Code that draws figures:
- - - -
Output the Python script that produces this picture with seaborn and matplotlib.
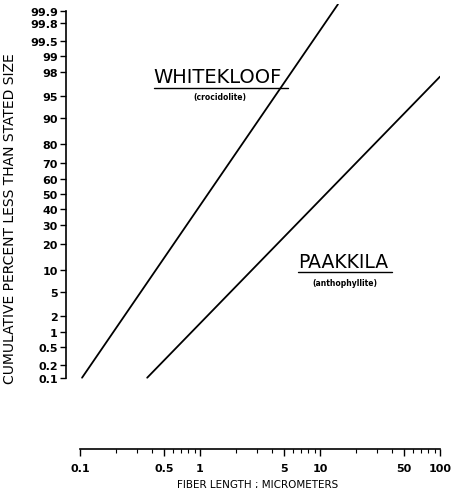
import numpy as np
import pandas as pd
import matplotlib
matplotlib.use("Agg")
import matplotlib.pyplot as plt
import seaborn as sns
from matplotlib.lines import Line2D
from matplotlib.ticker import FixedLocator, NullLocator, NullFormatter
from statistics import NormalDist

# ---- data ----
whitekloof_length = [0.104, 14.1]      # micrometers
whitekloof_pct = [0.1, 99.93]          # cumulative percent
paakkila_length = [0.363, 100.0]
paakkila_pct = [0.1, 97.6]

y_ticks = [0.1, 0.2, 0.5, 1, 2, 5, 10, 20, 30, 40, 50, 60, 70, 80, 90, 95, 98, 99, 99.5, 99.8, 99.9]
y_ticklabels = ["0.1", "0.2", "0.5", "1", "2", "5", "10", "20", "30", "40", "50",
                "60", "70", "80", "90", "95", "98", "99", "99.5", "99.8", "99.9"]
x_ticks = [0.1, 0.5, 1, 5, 10, 50, 100]
x_ticklabels = ["0.1", "0.5", "1", "5", "10", "50", "100"]

df = pd.DataFrame({
    "mineral": ["Whitekloof"] * len(whitekloof_length) + ["Paakkila"] * len(paakkila_length),
    "length": whitekloof_length + paakkila_length,
    "pct": whitekloof_pct + paakkila_pct,
})

nd = NormalDist()

def prob_fwd(p):
    p = np.asarray(p, dtype=float)
    flat = p.ravel()
    out = np.empty_like(flat)
    for i, v in enumerate(flat):
        if not np.isfinite(v):
            out[i] = np.nan
        else:
            q = min(max(v / 100.0, 1e-12), 1 - 1e-12)
            out[i] = nd.inv_cdf(q)
    return out.reshape(p.shape)

def prob_inv(z):
    z = np.asarray(z, dtype=float)
    flat = z.ravel()
    out = np.empty_like(flat)
    for i, v in enumerate(flat):
        out[i] = nd.cdf(v) * 100.0 if np.isfinite(v) else np.nan
    return out.reshape(z.shape)

sns.set_style("white")
plt.rcParams["font.family"] = ["DejaVu Sans"]
plt.rcParams["text.color"] = "black"
plt.rcParams["axes.labelcolor"] = "black"
plt.rcParams["xtick.color"] = "black"
plt.rcParams["ytick.color"] = "black"

fig = plt.figure(figsize=(4.54, 4.89), dpi=100)
ax = fig.add_axes([80 / 454, 1 - 450 / 489, 360 / 454, 445 / 489])

sns.lineplot(data=df, x="length", y="pct", hue="mineral", palette=["black", "black"],
             legend=False, sort=False, linewidth=1.3, ax=ax)

ax.set_xscale("log")
ax.set_yscale("function", functions=(prob_fwd, prob_inv))
ax.set_xlim(0.1, 100)
ax.set_ylim(float(prob_inv(-4.29)), float(prob_inv(3.2)))

ax.yaxis.set_major_locator(FixedLocator(y_ticks))
ax.set_yticklabels(y_ticklabels)
ax.yaxis.set_minor_locator(NullLocator())
ax.set_xticks(x_ticks)
ax.set_xticklabels(x_ticklabels)
minor = [m * 10.0 ** e for e in (-1, 0, 1) for m in range(2, 10)]
ax.xaxis.set_minor_locator(FixedLocator(minor))
ax.xaxis.set_minor_formatter(NullFormatter())

for s in ("top", "right"):
    ax.spines[s].set_visible(False)
ax.spines["left"].set_position(("outward", 10))
ax.spines["left"].set_bounds(0.1, 99.9)
ax.spines["left"].set_color("black")
ax.spines["bottom"].set_color("black")
ax.spines["left"].set_linewidth(1.2)
ax.spines["bottom"].set_linewidth(1.2)

ax.tick_params(axis="y", direction="out", length=4, width=1.0, color="black",
               labelcolor="black", labelsize=8, pad=2, left=True)
ax.tick_params(axis="x", which="major", direction="out", length=5, width=1.0,
               color="black", labelcolor="black", labelsize=8, pad=5, bottom=True)
ax.tick_params(axis="x", which="minor", direction="out", length=3, width=0.8,
               color="black", bottom=True)
for lab in ax.get_yticklabels() + ax.get_xticklabels():
    lab.set_fontweight("bold")

ax.set_xlabel("FIBER LENGTH ; MICROMETERS", fontsize=7.5, color="black")
ax.set_ylabel("CUMULATIVE PERCENT LESS THAN STATED SIZE", fontsize=10,
              color="black")
ax.yaxis.set_label_coords(-0.175, 0.52)
ax.xaxis.set_label_coords(0.494, -0.068)

# annotations
ax.text(0.203, 0.825, "WHITEKLOOF", transform=ax.transAxes, fontsize=14,
        ha="left", va="baseline", color="black")
ax.add_line(Line2D([0.206, 0.578], [0.812, 0.812], transform=ax.transAxes,
                   color="black", linewidth=1.0))
ax.text(0.389, 0.792, "(crocidolite)", transform=ax.transAxes, fontsize=5.5,
        ha="center", va="center", color="black", fontweight="bold")

ax.text(0.606, 0.409, "PAAKKILA", transform=ax.transAxes, fontsize=13.5,
        ha="left", va="baseline", color="black")
ax.add_line(Line2D([0.606, 0.867], [0.398, 0.398], transform=ax.transAxes,
                   color="black", linewidth=1.0))
ax.text(0.736, 0.375, "(anthophyllite)", transform=ax.transAxes, fontsize=5.5,
        ha="center", va="center", color="black", fontweight="bold")

fig.savefig("out.png", dpi=100)
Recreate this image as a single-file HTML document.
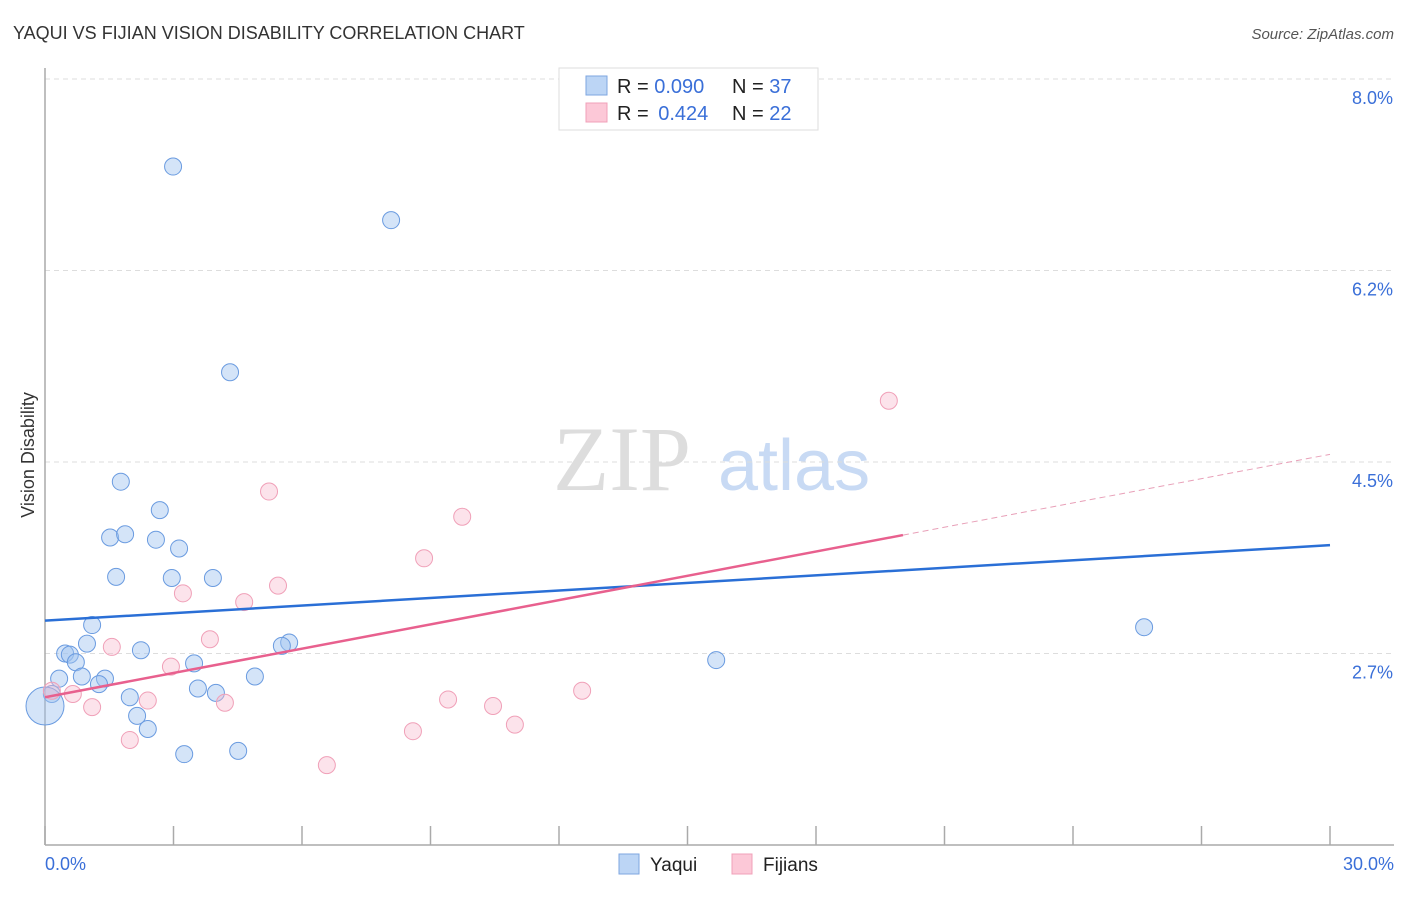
- - - -
§ STATED GOAL
Begin with the first line of the entries above and write out each line exactly, ending with the line containing "legend=False, sort=False, linewidth=1.3, ax=ax)". Leave out pictures.

§ WRITTEN REPLY
Output the Python script that produces this picture with seaborn and matplotlib.
import numpy as np
import pandas as pd
import matplotlib
matplotlib.use("Agg")
import matplotlib.pyplot as plt
import seaborn as sns
from matplotlib.lines import Line2D
from matplotlib.ticker import FixedLocator, NullLocator, NullFormatter
from statistics import NormalDist

# ---- data ----
whitekloof_length = [0.104, 14.1]      # micrometers
whitekloof_pct = [0.1, 99.93]          # cumulative percent
paakkila_length = [0.363, 100.0]
paakkila_pct = [0.1, 97.6]

y_ticks = [0.1, 0.2, 0.5, 1, 2, 5, 10, 20, 30, 40, 50, 60, 70, 80, 90, 95, 98, 99, 99.5, 99.8, 99.9]
y_ticklabels = ["0.1", "0.2", "0.5", "1", "2", "5", "10", "20", "30", "40", "50",
                "60", "70", "80", "90", "95", "98", "99", "99.5", "99.8", "99.9"]
x_ticks = [0.1, 0.5, 1, 5, 10, 50, 100]
x_ticklabels = ["0.1", "0.5", "1", "5", "10", "50", "100"]

df = pd.DataFrame({
    "mineral": ["Whitekloof"] * len(whitekloof_length) + ["Paakkila"] * len(paakkila_length),
    "length": whitekloof_length + paakkila_length,
    "pct": whitekloof_pct + paakkila_pct,
})

nd = NormalDist()

def prob_fwd(p):
    p = np.asarray(p, dtype=float)
    flat = p.ravel()
    out = np.empty_like(flat)
    for i, v in enumerate(flat):
        if not np.isfinite(v):
            out[i] = np.nan
        else:
            q = min(max(v / 100.0, 1e-12), 1 - 1e-12)
            out[i] = nd.inv_cdf(q)
    return out.reshape(p.shape)

def prob_inv(z):
    z = np.asarray(z, dtype=float)
    flat = z.ravel()
    out = np.empty_like(flat)
    for i, v in enumerate(flat):
        out[i] = nd.cdf(v) * 100.0 if np.isfinite(v) else np.nan
    return out.reshape(z.shape)

sns.set_style("white")
plt.rcParams["font.family"] = ["DejaVu Sans"]
plt.rcParams["text.color"] = "black"
plt.rcParams["axes.labelcolor"] = "black"
plt.rcParams["xtick.color"] = "black"
plt.rcParams["ytick.color"] = "black"

fig = plt.figure(figsize=(4.54, 4.89), dpi=100)
ax = fig.add_axes([80 / 454, 1 - 450 / 489, 360 / 454, 445 / 489])

sns.lineplot(data=df, x="length", y="pct", hue="mineral", palette=["black", "black"],
             legend=False, sort=False, linewidth=1.3, ax=ax)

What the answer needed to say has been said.